Researchers who treated a group of post-surgery bladder cancer patients with the immunotherapy drug atezolizumab have found that patients whose blood contained circulating tumour DNA (ctDNA), responded very well to the treatment.
The study is presented today at the European Association of Urology annual congress (EAU22), in Amsterdam.
The research was part of a larger Phase III trial, IMvigor010, which looked at whether giving atezolizumab for up to one year to patients following bladder removal surgery improved the patients’ survival prospects, compared to a group that received no further treatment after surgery but placed in an observation group. Part of that trial involved patients’ levels of ctDNA being measured after surgery, and during further treatment or observation.
Although the trial found no significant difference in overall survival between the two groups in the intention-to-treat population, researchers noticed that a subgroup of patients who were ctDNA positive showed a marked improvement when they were given atezolizumab. These benefits included significantly higher disease-free survival, and significantly higher overall survival, than the observation group. This effect wasn’t seen in ctDNA negative patients.

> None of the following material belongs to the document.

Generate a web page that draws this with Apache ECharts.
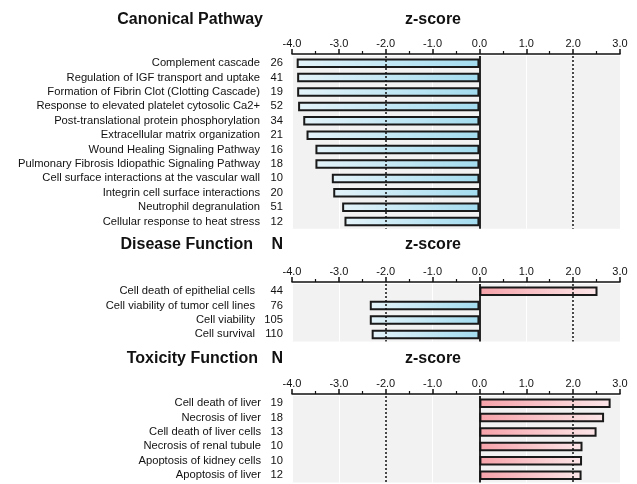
<!DOCTYPE html>
<html>
<head>
<meta charset="utf-8">
<script src="https://cdn.jsdelivr.net/npm/echarts@6/dist/echarts.min.js"></script>
<style>
  html, body { margin: 0; padding: 0; background: #fff; }
  #chart { width: 637px; height: 484px; }
</style>
</head>
<body>
<div id="chart"></div>
<script>
// canonical pathway
var cpLabels = ["Complement cascade", "Regulation of IGF transport and uptake", "Formation of Fibrin Clot (Clotting Cascade)",
  "Response to elevated platelet cytosolic Ca2+", "Post-translational protein phosphorylation", "Extracellular matrix organization",
  "Wound Healing Signaling Pathway", "Pulmonary Fibrosis Idiopathic Signaling Pathway", "Cell surface interactions at the vascular wall",
  "Integrin cell surface interactions", "Neutrophil degranulation", "Cellular response to heat stress"];
var cpN = [26, 41, 19, 52, 34, 21, 16, 18, 10, 20, 51, 12];
var cpZ = [-3.90, -3.89, -3.89, -3.87, -3.76, -3.69, -3.50, -3.50, -3.15, -3.12, -2.93, -2.88];

// disease function
var dfLabels = ["Cell death of epithelial cells", "Cell viability of tumor cell lines", "Cell viability", "Cell survival"];
var dfN = [44, 76, 105, 110];
var dfZ = [2.52, -2.34, -2.34, -2.30];

// toxicity function
var tfLabels = ["Cell death of liver", "Necrosis of liver", "Cell death of liver cells", "Necrosis of renal tubule",
  "Apoptosis of kidney cells", "Apoptosis of liver"];
var tfN = [19, 18, 13, 10, 10, 12];
var tfZ = [2.80, 2.66, 2.50, 2.20, 2.19, 2.18];

var zMin = -4, zMax = 3;

var FONT = "'Liberation Sans', Arial, sans-serif";

var blueGrad = new echarts.graphic.LinearGradient(0, 0, 1, 0, [
  { offset: 0, color: "#e4f3f9" },
  { offset: 1, color: "#a3dcef" }
]);
var redGrad = new echarts.graphic.LinearGradient(0, 0, 1, 0, [
  { offset: 0, color: "#f6a2a9" },
  { offset: 1, color: "#fce6e8" }
]);

// panel layout: grid top, label margin
var panels = [
  { labels: cpLabels, n: cpN, z: cpZ, top: 56, margin: 32 },
  { labels: dfLabels, n: dfN, z: dfZ, top: 284, margin: 37 },
  { labels: tfLabels, n: tfN, z: tfZ, top: 396, margin: 31 }
];
var rowH = 14.4;

var grids = [], xAxes = [], yAxes = [], series = [];
panels.forEach(function (p, i) {
  grids.push({
    left: 292,
    right: 17,
    top: p.top,
    height: p.labels.length * rowH,
    show: true,
    backgroundColor: "#f2f2f2",
    borderWidth: 0
  });
  xAxes.push({
    gridIndex: i,
    type: "value",
    position: "top",
    min: zMin,
    max: zMax,
    interval: 1,
    offset: 2,
    axisLine: { show: true, lineStyle: { color: "#111", width: 1.5 } },
    axisTick: { show: true, length: 5, lineStyle: { color: "#111", width: 1.5 } },
    minorTick: { show: true, splitNumber: 2, length: 3, lineStyle: { color: "#111", width: 1.2 } },
    axisLabel: {
      margin: 5,
      fontSize: 11,
      fontFamily: FONT,
      color: "#111",
      formatter: function (v) { return v.toFixed(1); }
    },
    splitLine: { show: true, lineStyle: { color: "#ffffff", width: 1 } }
  });
  yAxes.push({
    gridIndex: i,
    type: "category",
    position: "left",
    inverse: true,
    data: p.labels,
    axisLine: { show: false },
    axisTick: { show: false },
    axisLabel: { margin: p.margin, fontSize: 11.2, fontFamily: FONT, color: "#111" }
  });
  yAxes.push({
    gridIndex: i,
    type: "category",
    position: "left",
    inverse: true,
    data: p.n.map(String),
    axisLine: { show: false },
    axisTick: { show: false },
    axisLabel: { margin: 9, fontSize: 11.2, fontFamily: FONT, color: "#111" }
  });
  series.push({
    type: "bar",
    xAxisIndex: i,
    yAxisIndex: i * 2,
    barWidth: 9.5,
    data: p.z.map(function (v) {
      return { value: v, itemStyle: { color: v < 0 ? blueGrad : redGrad } };
    }),
    itemStyle: { borderColor: "#1a1a1a", borderWidth: 2 },
    markLine: {
      silent: true,
      symbol: ["none", "none"],
      label: { show: false },
      data: [
        { xAxis: -2, lineStyle: { type: [2, 2], color: "#111", width: 1.5 } },
        { xAxis: 0, lineStyle: { type: "solid", color: "#111", width: 1.8 } },
        { xAxis: 2, lineStyle: { type: [2, 2], color: "#111", width: 1.5 } }
      ]
    }
  });
});

function title(text, x, y, align) {
  return {
    type: "text",
    x: x,
    y: y,
    style: {
      text: text,
      font: "bold 16px " + FONT,
      fill: "#111",
      align: align || "right",
      verticalAlign: "middle"
    }
  };
}

var chart = echarts.init(document.getElementById("chart"));
chart.setOption({
  animation: false,
  backgroundColor: "#fff",
  grid: grids,
  xAxis: xAxes,
  yAxis: yAxes,
  series: series,
  graphic: [
    title("Canonical Pathway", 263, 20),
    title("z-score", 433, 20, "center"),
    title("Disease Function", 253, 245),
    title("N", 283, 245),
    title("z-score", 433, 245, "center"),
    title("Toxicity Function", 258, 359),
    title("N", 283, 359),
    title("z-score", 433, 359, "center")
  ]
});
</script>
</body>
</html>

In addition, the researchers also found that patients that were ctDNA positive, but subsequently changed to became ctDNA negative after treatment with atezolizumab, ultimately had a particularly good prognosis.
ctDNA comprises fragments of DNA shed from cancerous cells and tumours that are found in the bloodstream. Sometimes known as a ‘liquid biopsy’, it has emerged as a promising, minimally invasive biomarker in clinical oncology, but isn’t yet widely used as part of a standard detection and treatment tool for any cancers. It involves tumour specific gene sequencing for every patient, so is time-consuming and, at present, relatively expensive.
Professor Gschwend, Chairman of the Department of Urology at the Technical University of Munich, said: “We already knew that patients who are ctDNA positive have a poor prognosis compared to those who are ctDNA negative. But this is the first time we’ve been able to show that with immunotherapy we can actually change the course of the disease depending on a patient’s ctDNA status. “
He continued: “If we can prove that consequent drug activity is linked to ctDNA status, and that high-risk patients will benefit, that could in time change the standard treatment pathway – and ultimately bring down the average cost of ctDNA analysis. ”
Professor Morgan Roupret, Chairman of the European Section of Onco-Urology of the European Association of Urology, said: “The field of personalised medicine, using not only clinical but molecular indicators, is just around the corner. So, analysing ctDNA is very interesting. It is relatively easy to do with new technology and it means we can select a subset of patients who are likely to respond.”
The next step will be the upcoming IMvigor 011 study, which has been redesigned as a consequence of these results. With 500 participants, the trial will further evaluate the use of ctDNA sampling, and will compare atezolizumab against placebo in only ctDNA-positive patients, post-surgery.
Professor Roupret added: “Unlike in prostate cancer, where we can measure PSA as a marker of the cancer, until now we haven’t had anything we can use for bladder cancer. But these robust findings show that that ctDNA has great potential as a sophisticated tool to monitor patients and choose their most effective treatment. The progress of the IMvigor 011 study will be watched closely by specialists for a greater assessment of the use of atezolizumab in bladder cancer patients.”